Dataset excerpt:
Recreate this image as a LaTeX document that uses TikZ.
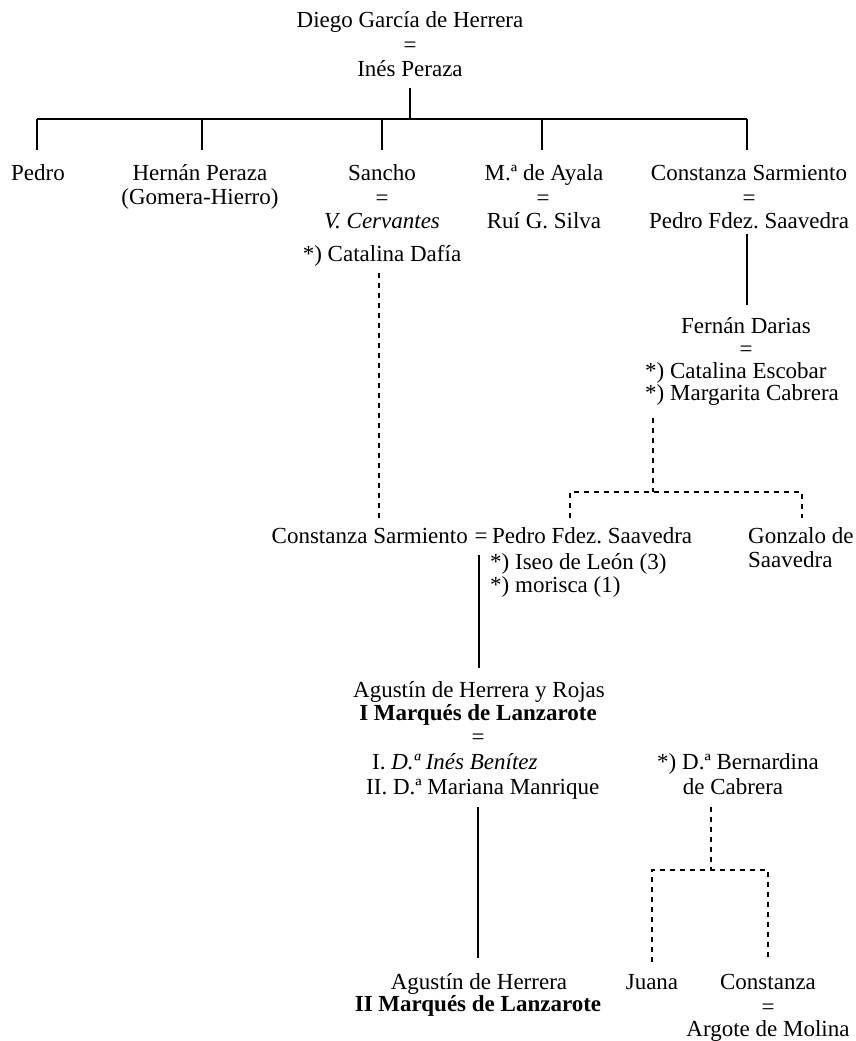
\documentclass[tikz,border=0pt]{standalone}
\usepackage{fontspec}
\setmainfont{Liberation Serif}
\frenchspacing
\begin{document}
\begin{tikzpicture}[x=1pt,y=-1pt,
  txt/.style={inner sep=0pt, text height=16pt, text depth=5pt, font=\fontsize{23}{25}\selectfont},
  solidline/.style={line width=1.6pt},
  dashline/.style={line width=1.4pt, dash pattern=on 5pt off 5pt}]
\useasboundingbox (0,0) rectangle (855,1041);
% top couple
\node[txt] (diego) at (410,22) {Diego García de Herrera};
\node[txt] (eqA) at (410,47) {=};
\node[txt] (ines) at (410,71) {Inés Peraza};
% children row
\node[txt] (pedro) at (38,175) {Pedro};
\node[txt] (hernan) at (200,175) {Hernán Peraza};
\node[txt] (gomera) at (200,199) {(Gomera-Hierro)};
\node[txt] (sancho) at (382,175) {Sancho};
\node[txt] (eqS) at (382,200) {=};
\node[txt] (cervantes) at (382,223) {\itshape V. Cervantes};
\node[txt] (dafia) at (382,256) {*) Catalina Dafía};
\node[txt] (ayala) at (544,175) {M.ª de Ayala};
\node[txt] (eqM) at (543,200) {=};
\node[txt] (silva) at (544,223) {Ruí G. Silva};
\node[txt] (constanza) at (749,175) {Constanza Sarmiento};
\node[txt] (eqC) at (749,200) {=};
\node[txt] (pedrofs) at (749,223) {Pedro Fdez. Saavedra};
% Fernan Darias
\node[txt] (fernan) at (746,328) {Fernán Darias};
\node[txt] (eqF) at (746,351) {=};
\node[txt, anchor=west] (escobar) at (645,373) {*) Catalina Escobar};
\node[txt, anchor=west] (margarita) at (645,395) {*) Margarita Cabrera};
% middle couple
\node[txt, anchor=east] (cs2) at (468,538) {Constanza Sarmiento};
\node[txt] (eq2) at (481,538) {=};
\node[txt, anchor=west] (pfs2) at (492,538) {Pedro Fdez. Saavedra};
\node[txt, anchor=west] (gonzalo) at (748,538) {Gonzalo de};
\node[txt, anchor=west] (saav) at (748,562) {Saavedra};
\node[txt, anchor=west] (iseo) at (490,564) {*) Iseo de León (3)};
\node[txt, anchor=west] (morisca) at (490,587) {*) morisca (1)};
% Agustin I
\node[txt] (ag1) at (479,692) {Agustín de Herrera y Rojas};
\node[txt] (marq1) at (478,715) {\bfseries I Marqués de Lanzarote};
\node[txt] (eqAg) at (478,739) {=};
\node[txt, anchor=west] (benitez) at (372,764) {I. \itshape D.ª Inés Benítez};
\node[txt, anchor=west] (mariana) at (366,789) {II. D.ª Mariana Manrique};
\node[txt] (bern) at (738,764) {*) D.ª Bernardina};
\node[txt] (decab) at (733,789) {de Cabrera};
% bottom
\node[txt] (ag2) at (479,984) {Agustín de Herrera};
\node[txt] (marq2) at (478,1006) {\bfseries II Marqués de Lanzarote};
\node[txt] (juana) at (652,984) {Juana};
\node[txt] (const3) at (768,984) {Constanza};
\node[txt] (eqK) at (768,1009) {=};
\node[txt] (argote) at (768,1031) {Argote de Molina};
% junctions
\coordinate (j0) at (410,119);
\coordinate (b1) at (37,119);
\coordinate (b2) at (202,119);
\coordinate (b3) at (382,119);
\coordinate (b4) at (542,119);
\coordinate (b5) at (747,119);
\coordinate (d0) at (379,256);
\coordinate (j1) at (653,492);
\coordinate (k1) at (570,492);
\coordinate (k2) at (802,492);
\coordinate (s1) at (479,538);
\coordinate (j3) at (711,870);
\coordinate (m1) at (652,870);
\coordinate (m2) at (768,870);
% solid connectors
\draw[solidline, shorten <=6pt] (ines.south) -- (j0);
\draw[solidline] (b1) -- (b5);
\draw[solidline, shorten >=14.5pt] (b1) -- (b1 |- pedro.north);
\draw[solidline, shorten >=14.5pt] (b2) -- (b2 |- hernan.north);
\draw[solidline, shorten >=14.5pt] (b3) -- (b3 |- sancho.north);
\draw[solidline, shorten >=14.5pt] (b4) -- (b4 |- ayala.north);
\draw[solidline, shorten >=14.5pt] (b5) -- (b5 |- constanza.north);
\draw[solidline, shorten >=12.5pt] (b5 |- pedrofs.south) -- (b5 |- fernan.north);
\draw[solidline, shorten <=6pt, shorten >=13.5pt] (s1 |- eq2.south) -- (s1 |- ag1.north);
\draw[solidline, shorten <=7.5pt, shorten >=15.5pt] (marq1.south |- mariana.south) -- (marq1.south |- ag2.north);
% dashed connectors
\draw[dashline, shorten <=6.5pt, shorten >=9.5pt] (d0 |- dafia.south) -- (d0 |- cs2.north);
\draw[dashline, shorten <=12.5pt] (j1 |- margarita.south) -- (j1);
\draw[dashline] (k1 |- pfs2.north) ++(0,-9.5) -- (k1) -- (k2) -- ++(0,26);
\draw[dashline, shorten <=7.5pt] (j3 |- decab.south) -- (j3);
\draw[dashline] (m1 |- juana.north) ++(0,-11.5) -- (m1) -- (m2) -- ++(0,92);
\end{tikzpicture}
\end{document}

Instructions to follow:
Copy out each line word for word, please, skipping the images.

The answer:
Recreate this image as a LaTeX document that uses TikZ.
\documentclass[tikz,border=0pt]{standalone}
\usepackage{fontspec}
\setmainfont{Liberation Serif}
\frenchspacing
\begin{document}
\begin{tikzpicture}[x=1pt,y=-1pt,
  txt/.style={inner sep=0pt, text height=16pt, text depth=5pt, font=\fontsize{23}{25}\selectfont},
  solidline/.style={line width=1.6pt},
  dashline/.style={line width=1.4pt, dash pattern=on 5pt off 5pt}]
\useasboundingbox (0,0) rectangle (855,1041);
% top couple
\node[txt] (diego) at (410,22) {Diego García de Herrera};
\node[txt] (eqA) at (410,47) {=};
\node[txt] (ines) at (410,71) {Inés Peraza};
% children row
\node[txt] (pedro) at (38,175) {Pedro};
\node[txt] (hernan) at (200,175) {Hernán Peraza};
\node[txt] (gomera) at (200,199) {(Gomera-Hierro)};
\node[txt] (sancho) at (382,175) {Sancho};
\node[txt] (eqS) at (382,200) {=};
\node[txt] (cervantes) at (382,223) {\itshape V. Cervantes};
\node[txt] (dafia) at (382,256) {*) Catalina Dafía};
\node[txt] (ayala) at (544,175) {M.ª de Ayala};
\node[txt] (eqM) at (543,200) {=};
\node[txt] (silva) at (544,223) {Ruí G. Silva};
\node[txt] (constanza) at (749,175) {Constanza Sarmiento};
\node[txt] (eqC) at (749,200) {=};
\node[txt] (pedrofs) at (749,223) {Pedro Fdez. Saavedra};
% Fernan Darias
\node[txt] (fernan) at (746,328) {Fernán Darias};
\node[txt] (eqF) at (746,351) {=};
\node[txt, anchor=west] (escobar) at (645,373) {*) Catalina Escobar};
\node[txt, anchor=west] (margarita) at (645,395) {*) Margarita Cabrera};
% middle couple
\node[txt, anchor=east] (cs2) at (468,538) {Constanza Sarmiento};
\node[txt] (eq2) at (481,538) {=};
\node[txt, anchor=west] (pfs2) at (492,538) {Pedro Fdez. Saavedra};
\node[txt, anchor=west] (gonzalo) at (748,538) {Gonzalo de};
\node[txt, anchor=west] (saav) at (748,562) {Saavedra};
\node[txt, anchor=west] (iseo) at (490,564) {*) Iseo de León (3)};
\node[txt, anchor=west] (morisca) at (490,587) {*) morisca (1)};
% Agustin I
\node[txt] (ag1) at (479,692) {Agustín de Herrera y Rojas};
\node[txt] (marq1) at (478,715) {\bfseries I Marqués de Lanzarote};
\node[txt] (eqAg) at (478,739) {=};
\node[txt, anchor=west] (benitez) at (372,764) {I. \itshape D.ª Inés Benítez};
\node[txt, anchor=west] (mariana) at (366,789) {II. D.ª Mariana Manrique};
\node[txt] (bern) at (738,764) {*) D.ª Bernardina};
\node[txt] (decab) at (733,789) {de Cabrera};
% bottom
\node[txt] (ag2) at (479,984) {Agustín de Herrera};
\node[txt] (marq2) at (478,1006) {\bfseries II Marqués de Lanzarote};
\node[txt] (juana) at (652,984) {Juana};
\node[txt] (const3) at (768,984) {Constanza};
\node[txt] (eqK) at (768,1009) {=};
\node[txt] (argote) at (768,1031) {Argote de Molina};
% junctions
\coordinate (j0) at (410,119);
\coordinate (b1) at (37,119);
\coordinate (b2) at (202,119);
\coordinate (b3) at (382,119);
\coordinate (b4) at (542,119);
\coordinate (b5) at (747,119);
\coordinate (d0) at (379,256);
\coordinate (j1) at (653,492);
\coordinate (k1) at (570,492);
\coordinate (k2) at (802,492);
\coordinate (s1) at (479,538);
\coordinate (j3) at (711,870);
\coordinate (m1) at (652,870);
\coordinate (m2) at (768,870);
% solid connectors
\draw[solidline, shorten <=6pt] (ines.south) -- (j0);
\draw[solidline] (b1) -- (b5);
\draw[solidline, shorten >=14.5pt] (b1) -- (b1 |- pedro.north);
\draw[solidline, shorten >=14.5pt] (b2) -- (b2 |- hernan.north);
\draw[solidline, shorten >=14.5pt] (b3) -- (b3 |- sancho.north);
\draw[solidline, shorten >=14.5pt] (b4) -- (b4 |- ayala.north);
\draw[solidline, shorten >=14.5pt] (b5) -- (b5 |- constanza.north);
\draw[solidline, shorten >=12.5pt] (b5 |- pedrofs.south) -- (b5 |- fernan.north);
\draw[solidline, shorten <=6pt, shorten >=13.5pt] (s1 |- eq2.south) -- (s1 |- ag1.north);
\draw[solidline, shorten <=7.5pt, shorten >=15.5pt] (marq1.south |- mariana.south) -- (marq1.south |- ag2.north);
% dashed connectors
\draw[dashline, shorten <=6.5pt, shorten >=9.5pt] (d0 |- dafia.south) -- (d0 |- cs2.north);
\draw[dashline, shorten <=12.5pt] (j1 |- margarita.south) -- (j1);
\draw[dashline] (k1 |- pfs2.north) ++(0,-9.5) -- (k1) -- (k2) -- ++(0,26);
\draw[dashline, shorten <=7.5pt] (j3 |- decab.south) -- (j3);
\draw[dashline] (m1 |- juana.north) ++(0,-11.5) -- (m1) -- (m2) -- ++(0,92);
\end{tikzpicture}
\end{document}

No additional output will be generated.